All accounts all had a common pattern: a random word or short sentence without spaces followed by about 4 numbers as name and a temporary e-mail. New ones were made every day, with different e-mail providers each time, which made things difficult. My first attempt at blocking these involved digging around for a massive list of throwaway e-mail providers and checking new register attempts against it. The method was slow but worked for a couple days, until whoever was behind it eventually found a new provider that had not been listed, so I had to get more creative.
After researching a bunch about the topic of temporary e-mails, I came across some interesting things:
- Temp e-mail providers usually don’t have a MX record for them
- They also don’t normally have SPF1 record
So the solution was simple: First, check if the e-mail to be used for registering has MX, then SPF1 info, and if they do then check against the previously mentioned list. If everything is green, and the captcha was solved just fine, hooray! It’s probably a person making an account for themselves and not a bot!

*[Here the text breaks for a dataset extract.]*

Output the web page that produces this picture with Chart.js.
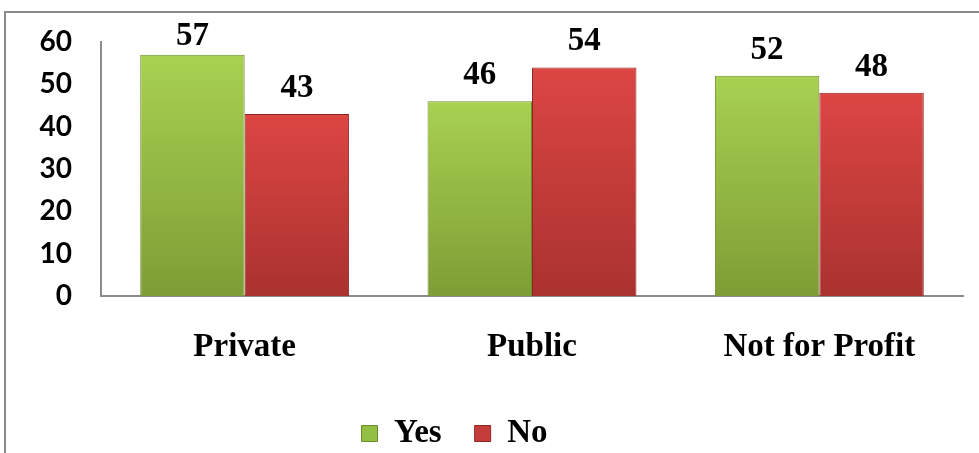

That was it! Once the code was running on the server, bots and fake accounts stopped showing up(at least for the past 5 months) and the issue seems fixed. On a side note, the whole thing didn’t even upset me, but was very entertaining: Despite higher load, I don’t pay for usage, but a fixed yearly amount, so I was not badly affected by any of it, and I ended up learning quite a bit about temporary e-mails, bot behaviour and how to prevent them, all while this website is still small, which means no one was affected by the spams(mind you, they weren’t even going through for the most part, I just had to manually delete a bunch that were under moderation). The entire experience was, honestly, fun!